An interview with Bill Mosakowski ’76, incoming chair of Clark’s Board of Trustees

Edited by Kristin V. Rehder | Photo by Rob Carlin

Bill Mosakowski ’76, incoming chair of the board at Clark and donor, with his wife Jane Rossetti Mosakowski ’75, of the largest gift in Clark’s history ($10 million), sat down recently to talk about Clark and its dedication to working on issues that matter.

As president and CEO of Boston’s Public Consulting Group, this champion of improving government effectiveness through the rigorous application of cutting-edge research, believes Clark ’s Mosakowski Institute for Public Enterprise will be pivotal in addressing some of our greatest social challenges, including education reform. Here is his take on the University that educated him. Learn more about the Mosakowski Institute for Public Enterprise


I had an incredible experience at Clark. The things I learned—the sensitivities and the perspectives—came at a great time in my life. Clark helped me learn to respect the things that other people hold dear and true —to understand more fully the needs and issues of people around the world. And meeting so many different people from a multitude of backgrounds prepared me especially well for working, first in government, next in health care, and then in starting a business.

I graduated from a public high school, and though I had done well, I had not prepared myself for success at a university level. I just didn ’t have the work habits I needed. I met a number of serious students at Clark, and they were able to reach out to somebody like me, an underclassman, who was struggling. Because of them, I developed the learning skills that would last throughout my college experience, and really for a lifetime.

Of course, one of the most important people I met at Clark was my wife, Jane. I noticed her from the first day she came to campus as a transfer student. She only said a few words to me over the course of her early months at Clark, but in the winter of 1974 we finally got to know each other better, and that was a wonderful beginning for our life together. We look back at those times with great warmth and affection.

Important questions, innovative answers

The thing that made the Clark faculty terrific, from my perspective, is that they came at their courses in a very rigorous way, and they challenged us to wrestle with their opinions and their perspectives, either to buy into them or challenge them. They were always open to having us express different points of view; they did not pretend to have all the answers.

When you learn that way, what you develop is a deep appreciation of raising questions. Much of the work that we ’re doing in my company right now is helping to raise and resolve important new questions in the public arena.

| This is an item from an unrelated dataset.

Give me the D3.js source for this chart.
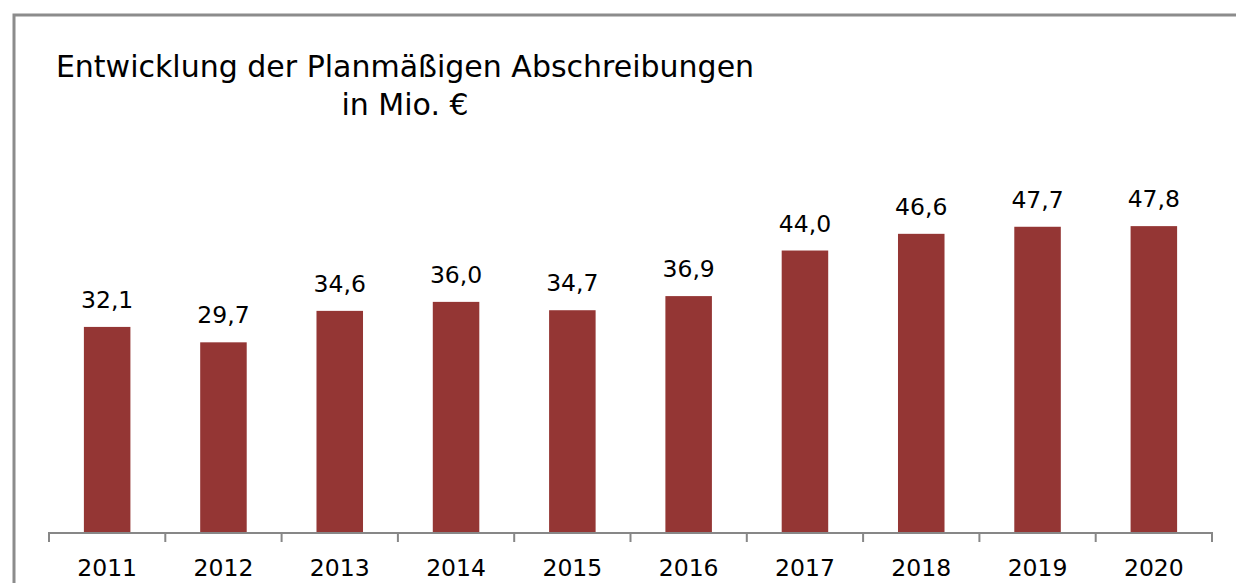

I focused on two fields at Clark: political science and education. Frankly, I hoped there might be opportunities for me to work in the public sector after graduation. And it so happened, that ’s how it played out — but as a business owner. Over the past five years, I’ve been working directly with the education industry, helping to put in place administrative management to report data and capabilities so that education can operate more effectively. Through our products, we are identifying critical new management approaches in education and government administration areas.

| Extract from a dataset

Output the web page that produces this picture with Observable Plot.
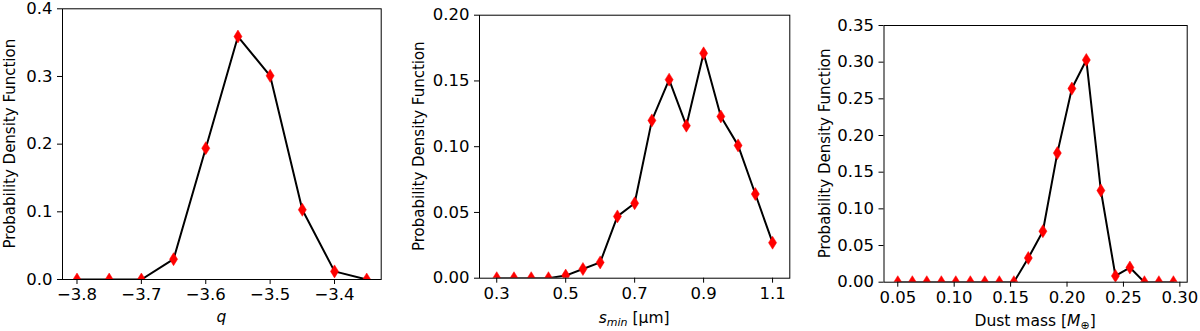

I believe it is critical for K-12 education in this country to learn how to help students obtain the skills necessary for higher education while in public school, or to teach them the technical skills they need to be able to be competitively employed. I like being a partner with the public sector in helping to identify programmatic solutions to very old issues, whether in fields of child welfare, protective services, mental health, developmental disabilities or public health.

Building on success

Clark’s dedication to working on issues for and in the Worcester community in which it lives, and in our society in a larger context, is the primary reason that I made the largest gift I have ever made to an organization. As an undergraduate at Clark, I felt the faculty did an impressive job of highlighting many issues and problems in federal policy and the administration of public programs. Critical questions were raised in these classes, but the identification of practical solutions was much harder to come by. I wanted to put new resources at Clark ’s disposal through the Mosakowski Institute so that faculty and students can more readily conduct research and propose solutions to important local and global concerns.

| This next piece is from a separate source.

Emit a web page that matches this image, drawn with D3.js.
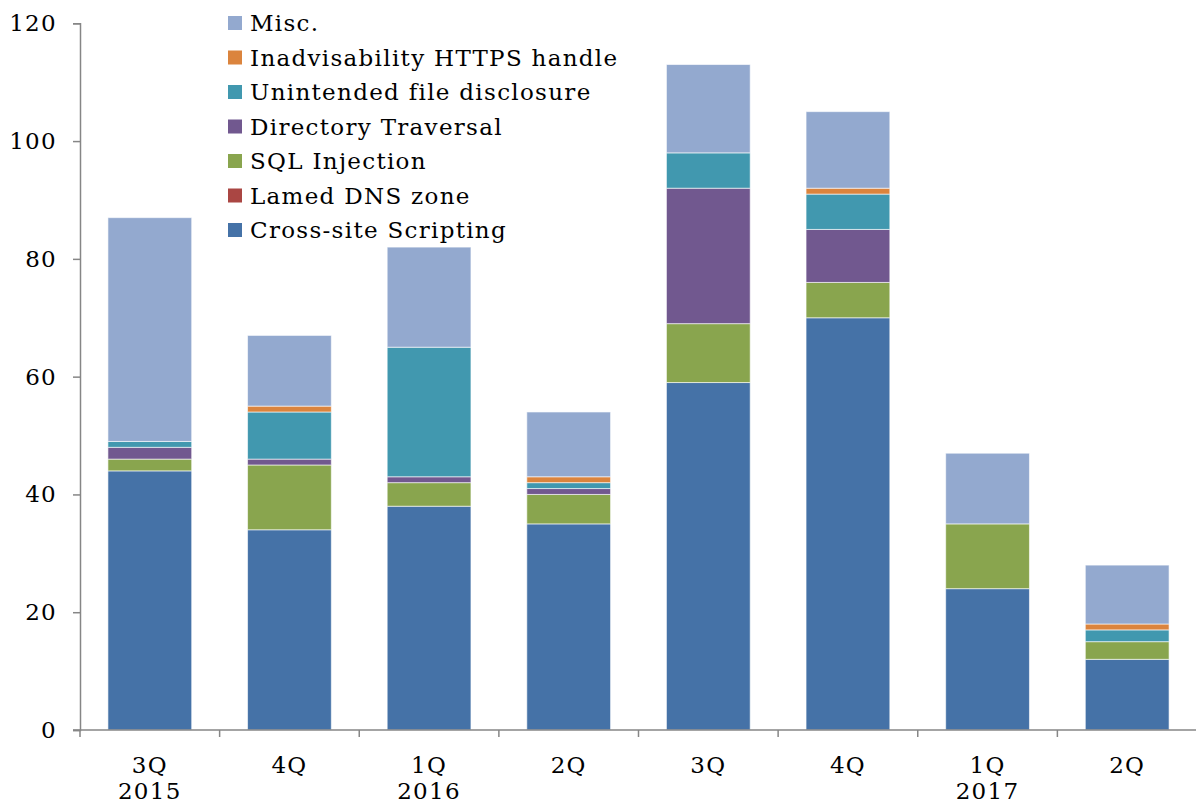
<!DOCTYPE html>
<html>
<head>
<meta charset="utf-8">
<script src="https://cdn.jsdelivr.net/npm/d3@7"></script>
<style>
  body { margin: 0; background: #fff; }
  text { font-family: "DejaVu Serif", serif; fill: #000; letter-spacing: 1.3px; }
</style>
</head>
<body>
<div id="chart"></div>
<script>
// quarters along the x axis, with the year shown under some of them
const quarters = ["3Q", "4Q", "1Q", "2Q", "3Q", "4Q", "1Q", "2Q"];
const years = ["2015", "", "2016", "", "", "", "2017", ""];

// series, bottom to top
const seriesNames = [
  "Cross-site Scripting",
  "Lamed DNS zone",
  "SQL Injection",
  "Directory Traversal",
  "Unintended file disclosure",
  "Inadvisability HTTPS handle",
  "Misc."
];
const seriesColors = ["#4572A7", "#AA4643", "#89A54E", "#71588F", "#4198AF", "#DB843D", "#93A9CF"];

const xss = [44, 34, 38, 35, 59, 70, 24, 12];
const lamedDns = [0, 0, 0, 0, 0, 0, 0, 0];
const sqlInj = [2, 11, 4, 5, 10, 6, 11, 3];
const dirTrav = [2, 1, 1, 1, 23, 9, 0, 0];
const fileDisc = [1, 8, 22, 1, 6, 6, 0, 2];
const httpsHandle = [0, 1, 0, 1, 0, 1, 0, 1];
const misc = [38, 12, 17, 11, 15, 13, 12, 10];

const yTicks = [0, 20, 40, 60, 80, 100, 120];

const allSeries = [xss, lamedDns, sqlInj, dirTrav, fileDisc, httpsHandle, misc];

const width = 1196, height = 805;
const svg = d3.select("#chart").append("svg")
  .attr("width", width).attr("height", height);

// build rows for d3.stack
const rows = quarters.map((q, i) => {
  const r = { idx: i };
  seriesNames.forEach((s, k) => { r[s] = allSeries[k][i]; });
  return r;
});
const stacked = d3.stack().keys(seriesNames)(rows);

const x = d3.scaleBand()
  .domain(d3.range(quarters.length))
  .range([80, 1197])
  .paddingInner(0.4)
  .paddingOuter(0.2);

const y = d3.scaleLinear().domain([0, 120]).range([730, 23.3]);

// bars
svg.append("g")
  .selectAll("g")
  .data(stacked)
  .join("g")
  .attr("fill", (d, k) => seriesColors[k])
  .selectAll("rect")
  .data(d => d.filter(v => v[1] - v[0] > 0))
  .join("rect")
  .attr("x", d => x(d.data.idx))
  .attr("width", x.bandwidth())
  .attr("y", d => y(d[1]))
  .attr("height", d => y(d[0]) - y(d[1]))
  .attr("stroke", "#fff")
  .attr("stroke-opacity", 0.6)
  .attr("stroke-width", 1);

const axisColor = "#868686";

// y axis
const yAxis = svg.append("g")
  .attr("transform", "translate(80,0)")
  .call(d3.axisLeft(y).tickValues(yTicks).tickSize(7).tickPadding(16).tickFormat(d3.format("d")));
yAxis.select(".domain").attr("stroke", axisColor).attr("stroke-width", 1.5);
yAxis.selectAll(".tick line").attr("stroke", axisColor).attr("stroke-width", 1.5);
yAxis.selectAll(".tick text").style("font-size", "23px").style("font-family", "DejaVu Serif");

// x axis: line plus ticks at category boundaries
const step = x.step();
const xStart = x.range()[0];
svg.append("line")
  .attr("x1", 73).attr("x2", x.range()[1])
  .attr("y1", y(0)).attr("y2", y(0))
  .attr("stroke", axisColor).attr("stroke-width", 1.5);
svg.append("g")
  .selectAll("line")
  .data(d3.range(quarters.length + 1))
  .join("line")
  .attr("x1", i => xStart + i * step)
  .attr("x2", i => xStart + i * step)
  .attr("y1", y(0)).attr("y2", y(0) + 7)
  .attr("stroke", axisColor).attr("stroke-width", 1.5);

const xLabels = svg.append("g").style("font-size", "23px");
xLabels.selectAll("text.q")
  .data(quarters)
  .join("text")
  .attr("class", "q")
  .attr("x", (d, i) => x(i) + x.bandwidth() / 2)
  .attr("y", 773)
  .attr("text-anchor", "middle")
  .text(d => d);
xLabels.selectAll("text.yr")
  .data(years)
  .join("text")
  .attr("class", "yr")
  .attr("x", (d, i) => x(i) + x.bandwidth() / 2)
  .attr("y", 799)
  .attr("text-anchor", "middle")
  .text(d => d);

// legend, top series first
const legendItems = seriesNames.map((s, k) => ({ name: s, color: seriesColors[k] })).reverse();
const legend = svg.append("g").attr("transform", "translate(228,23)");
const li = legend.selectAll("g")
  .data(legendItems)
  .join("g")
  .attr("transform", (d, i) => `translate(0,${i * 34.5})`);
li.append("rect")
  .attr("x", 0).attr("y", -7)
  .attr("width", 14).attr("height", 14)
  .attr("fill", d => d.color);
li.append("text")
  .attr("x", 22).attr("y", 8)
  .style("font-size", "23px")
  .text(d => d.name);
</script>
</body>
</html>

For example, we all know the success Clark has had in assisting the Worcester Public Schools to manage and operate the University Park Campus School (UPCS). UPCS scores among the highest on standardized testing in Massachusetts and has been ranked as one of the best schools in the country by Newsweek. I feel Clark now has an opportunity —an obligation, really—to conduct research and provide recommended strategies to help other schools attain these results, because our nation, as a whole, can and must improve the academic performance of economically disadvantaged students.

A compelling place

The Clark experience is a combination of many influences: its faculty, its administration, the city and the section of the city in which it lives, its history, and the dual role of being both a research university and a liberal arts college. Clark ’s students are very smart and very capable. Clark has a human scale about it. It’s not too big. It’s not too small. It fits. It fits in its community. It fits with its students. It fits for its faculty, who need a certain level of support, yet freedom to explore. There is nothing bureaucratic about Clark.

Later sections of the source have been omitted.